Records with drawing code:
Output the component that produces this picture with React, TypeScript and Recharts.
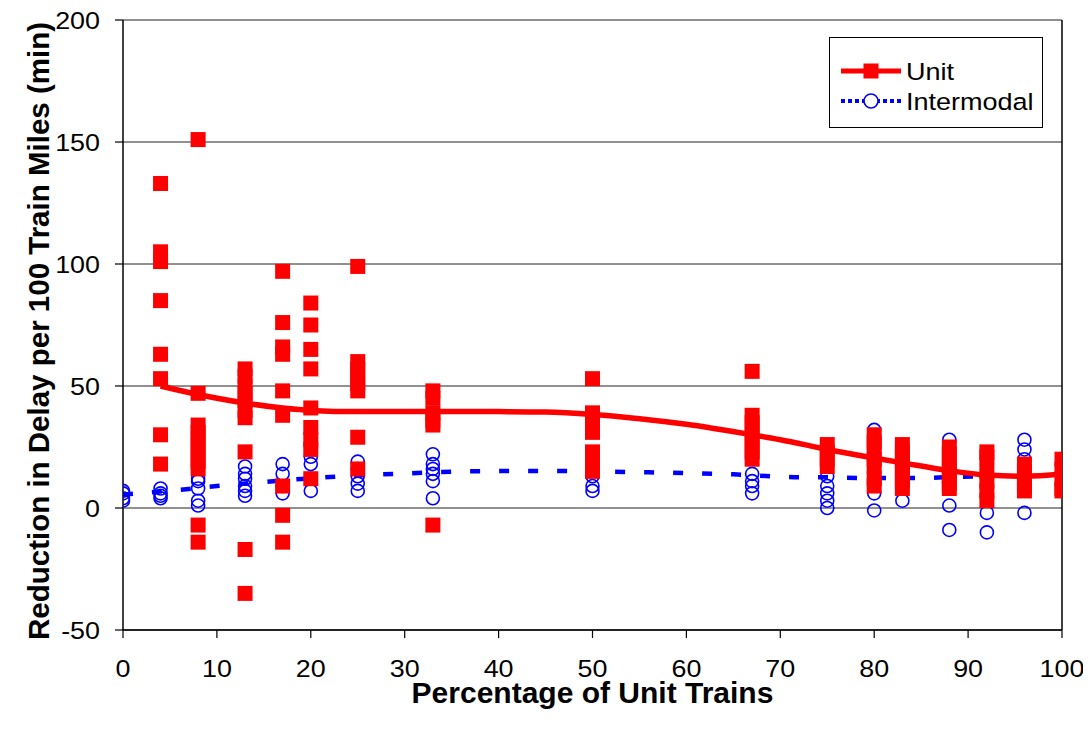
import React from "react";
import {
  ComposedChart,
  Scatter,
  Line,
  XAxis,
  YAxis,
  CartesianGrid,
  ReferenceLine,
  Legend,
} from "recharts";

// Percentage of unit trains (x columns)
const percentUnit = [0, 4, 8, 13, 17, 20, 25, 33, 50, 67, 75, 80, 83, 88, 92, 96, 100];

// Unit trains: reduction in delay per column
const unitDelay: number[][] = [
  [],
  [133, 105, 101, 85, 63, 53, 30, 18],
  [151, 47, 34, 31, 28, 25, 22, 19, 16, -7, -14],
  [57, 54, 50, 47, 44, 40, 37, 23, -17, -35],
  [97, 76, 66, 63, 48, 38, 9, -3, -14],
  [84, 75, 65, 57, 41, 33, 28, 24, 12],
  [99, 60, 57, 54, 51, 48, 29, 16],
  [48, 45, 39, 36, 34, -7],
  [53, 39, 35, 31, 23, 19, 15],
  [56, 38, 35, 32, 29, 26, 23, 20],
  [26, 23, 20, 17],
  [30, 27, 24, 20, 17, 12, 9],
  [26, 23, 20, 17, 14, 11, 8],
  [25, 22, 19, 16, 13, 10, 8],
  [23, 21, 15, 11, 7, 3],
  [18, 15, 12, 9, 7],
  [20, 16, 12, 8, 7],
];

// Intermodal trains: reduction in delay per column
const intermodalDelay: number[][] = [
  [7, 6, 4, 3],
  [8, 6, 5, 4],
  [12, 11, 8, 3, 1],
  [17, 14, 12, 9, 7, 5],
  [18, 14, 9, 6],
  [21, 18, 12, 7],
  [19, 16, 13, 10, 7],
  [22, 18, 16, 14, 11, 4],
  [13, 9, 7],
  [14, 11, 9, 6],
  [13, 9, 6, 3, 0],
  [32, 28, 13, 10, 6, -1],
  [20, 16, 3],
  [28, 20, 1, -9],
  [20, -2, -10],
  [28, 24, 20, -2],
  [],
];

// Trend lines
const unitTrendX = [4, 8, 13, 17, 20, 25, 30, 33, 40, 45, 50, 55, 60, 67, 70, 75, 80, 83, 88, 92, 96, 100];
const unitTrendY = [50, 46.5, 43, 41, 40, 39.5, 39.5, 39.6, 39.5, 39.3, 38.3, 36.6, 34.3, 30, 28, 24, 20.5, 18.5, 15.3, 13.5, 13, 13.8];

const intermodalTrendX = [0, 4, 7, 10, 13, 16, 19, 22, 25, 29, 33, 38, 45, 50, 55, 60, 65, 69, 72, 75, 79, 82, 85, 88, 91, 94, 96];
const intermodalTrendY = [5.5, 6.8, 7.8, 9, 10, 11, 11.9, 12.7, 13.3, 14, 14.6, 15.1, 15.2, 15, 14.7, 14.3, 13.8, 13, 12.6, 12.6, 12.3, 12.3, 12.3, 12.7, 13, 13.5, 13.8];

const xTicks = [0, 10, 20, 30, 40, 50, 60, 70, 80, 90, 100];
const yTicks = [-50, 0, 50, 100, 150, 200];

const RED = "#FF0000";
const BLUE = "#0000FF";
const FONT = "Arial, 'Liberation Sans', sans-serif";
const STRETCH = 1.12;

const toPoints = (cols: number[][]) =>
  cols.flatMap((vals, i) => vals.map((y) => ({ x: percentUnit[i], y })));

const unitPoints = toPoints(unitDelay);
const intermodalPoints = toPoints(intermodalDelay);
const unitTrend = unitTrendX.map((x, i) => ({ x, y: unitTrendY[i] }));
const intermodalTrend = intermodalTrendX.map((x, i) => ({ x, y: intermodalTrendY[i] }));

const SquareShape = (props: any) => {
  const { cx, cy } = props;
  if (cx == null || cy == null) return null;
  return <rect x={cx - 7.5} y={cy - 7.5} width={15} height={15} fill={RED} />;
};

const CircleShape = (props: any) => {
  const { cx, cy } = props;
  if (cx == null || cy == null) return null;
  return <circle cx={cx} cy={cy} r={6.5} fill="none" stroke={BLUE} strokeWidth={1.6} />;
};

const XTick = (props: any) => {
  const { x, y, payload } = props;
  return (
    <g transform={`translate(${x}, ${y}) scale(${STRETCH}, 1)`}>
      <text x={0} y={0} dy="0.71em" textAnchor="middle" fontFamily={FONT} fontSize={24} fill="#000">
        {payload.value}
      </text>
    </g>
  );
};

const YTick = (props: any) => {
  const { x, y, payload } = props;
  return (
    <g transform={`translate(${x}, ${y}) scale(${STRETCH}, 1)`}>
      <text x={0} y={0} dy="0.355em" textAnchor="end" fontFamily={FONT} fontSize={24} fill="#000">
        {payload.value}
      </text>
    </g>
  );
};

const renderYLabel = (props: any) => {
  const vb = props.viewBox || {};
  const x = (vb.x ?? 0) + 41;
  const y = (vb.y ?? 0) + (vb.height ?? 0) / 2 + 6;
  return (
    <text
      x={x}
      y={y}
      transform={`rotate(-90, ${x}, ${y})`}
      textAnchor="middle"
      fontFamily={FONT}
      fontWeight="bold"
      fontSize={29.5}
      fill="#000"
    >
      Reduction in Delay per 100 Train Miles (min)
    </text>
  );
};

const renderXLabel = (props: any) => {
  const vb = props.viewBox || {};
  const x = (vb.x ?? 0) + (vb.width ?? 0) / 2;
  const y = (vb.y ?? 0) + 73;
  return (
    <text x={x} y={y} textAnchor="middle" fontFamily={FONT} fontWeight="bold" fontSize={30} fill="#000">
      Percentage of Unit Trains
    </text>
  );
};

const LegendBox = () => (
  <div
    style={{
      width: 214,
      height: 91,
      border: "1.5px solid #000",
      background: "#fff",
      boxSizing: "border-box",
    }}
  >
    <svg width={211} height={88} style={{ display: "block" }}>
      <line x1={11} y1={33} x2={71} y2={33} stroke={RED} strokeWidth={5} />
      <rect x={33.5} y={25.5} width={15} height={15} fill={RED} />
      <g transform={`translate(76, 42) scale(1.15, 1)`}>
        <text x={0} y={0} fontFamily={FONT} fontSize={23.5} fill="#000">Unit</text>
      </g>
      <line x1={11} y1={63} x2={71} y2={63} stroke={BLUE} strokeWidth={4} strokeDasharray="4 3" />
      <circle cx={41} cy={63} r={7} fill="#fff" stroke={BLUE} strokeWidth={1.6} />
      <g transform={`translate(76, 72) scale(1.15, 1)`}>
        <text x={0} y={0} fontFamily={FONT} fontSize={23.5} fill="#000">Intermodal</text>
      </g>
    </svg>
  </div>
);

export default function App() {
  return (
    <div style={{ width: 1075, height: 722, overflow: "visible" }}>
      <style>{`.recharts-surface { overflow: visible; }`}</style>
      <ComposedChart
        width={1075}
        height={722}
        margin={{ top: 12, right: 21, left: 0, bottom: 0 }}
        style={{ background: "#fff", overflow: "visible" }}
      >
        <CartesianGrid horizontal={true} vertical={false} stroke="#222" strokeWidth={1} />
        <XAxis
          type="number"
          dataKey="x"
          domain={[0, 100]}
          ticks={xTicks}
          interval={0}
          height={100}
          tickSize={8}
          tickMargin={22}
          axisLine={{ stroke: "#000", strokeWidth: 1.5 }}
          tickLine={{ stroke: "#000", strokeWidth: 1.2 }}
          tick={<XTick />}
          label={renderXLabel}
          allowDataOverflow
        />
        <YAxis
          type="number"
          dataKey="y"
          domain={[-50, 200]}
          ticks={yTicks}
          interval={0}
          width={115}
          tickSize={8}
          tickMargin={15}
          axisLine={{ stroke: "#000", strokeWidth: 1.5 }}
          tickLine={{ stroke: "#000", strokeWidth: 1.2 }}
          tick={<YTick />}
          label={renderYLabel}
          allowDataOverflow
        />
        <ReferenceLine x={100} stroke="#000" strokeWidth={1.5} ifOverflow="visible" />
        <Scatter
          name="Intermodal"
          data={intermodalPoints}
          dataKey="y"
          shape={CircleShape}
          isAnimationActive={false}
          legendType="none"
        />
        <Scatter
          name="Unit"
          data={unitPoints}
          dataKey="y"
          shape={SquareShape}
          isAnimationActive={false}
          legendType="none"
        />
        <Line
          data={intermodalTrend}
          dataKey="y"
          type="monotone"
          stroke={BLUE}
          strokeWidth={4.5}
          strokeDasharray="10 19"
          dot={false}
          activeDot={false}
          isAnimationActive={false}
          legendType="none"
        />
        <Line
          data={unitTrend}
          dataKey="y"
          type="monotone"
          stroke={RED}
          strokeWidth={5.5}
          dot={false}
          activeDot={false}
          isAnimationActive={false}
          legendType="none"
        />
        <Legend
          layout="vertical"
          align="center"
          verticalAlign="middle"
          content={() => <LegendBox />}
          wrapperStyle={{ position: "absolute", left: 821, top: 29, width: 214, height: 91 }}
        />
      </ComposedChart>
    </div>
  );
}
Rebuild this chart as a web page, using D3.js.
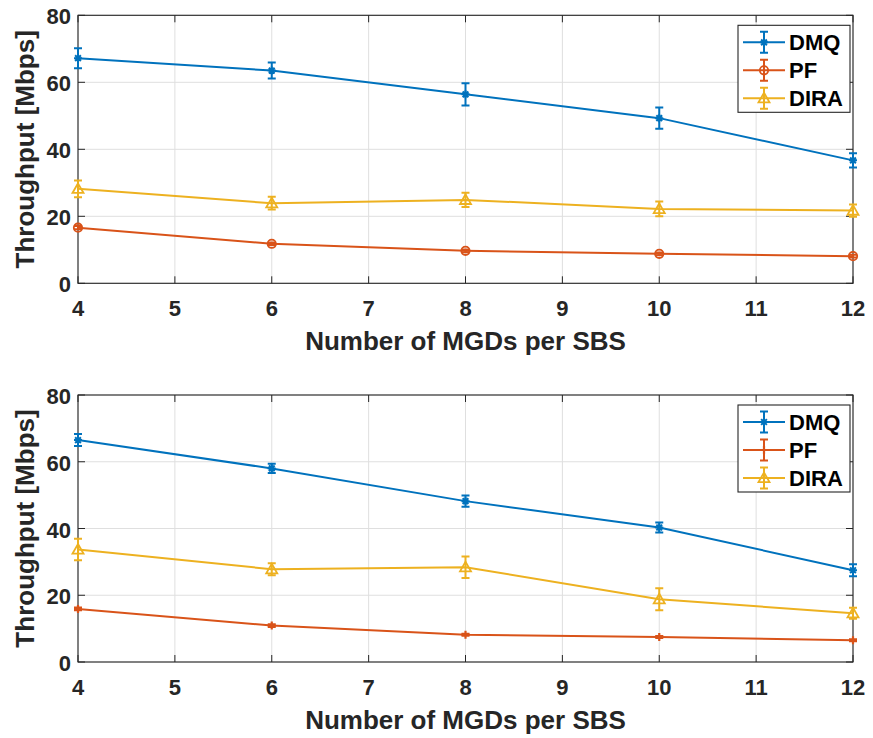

WRITTEN TASK:
Using the listing above, return all lines where the word "React" occurs.

EXERCISE RESULT:
Output the component that produces this picture with React, TypeScript and Recharts.
import React from "react";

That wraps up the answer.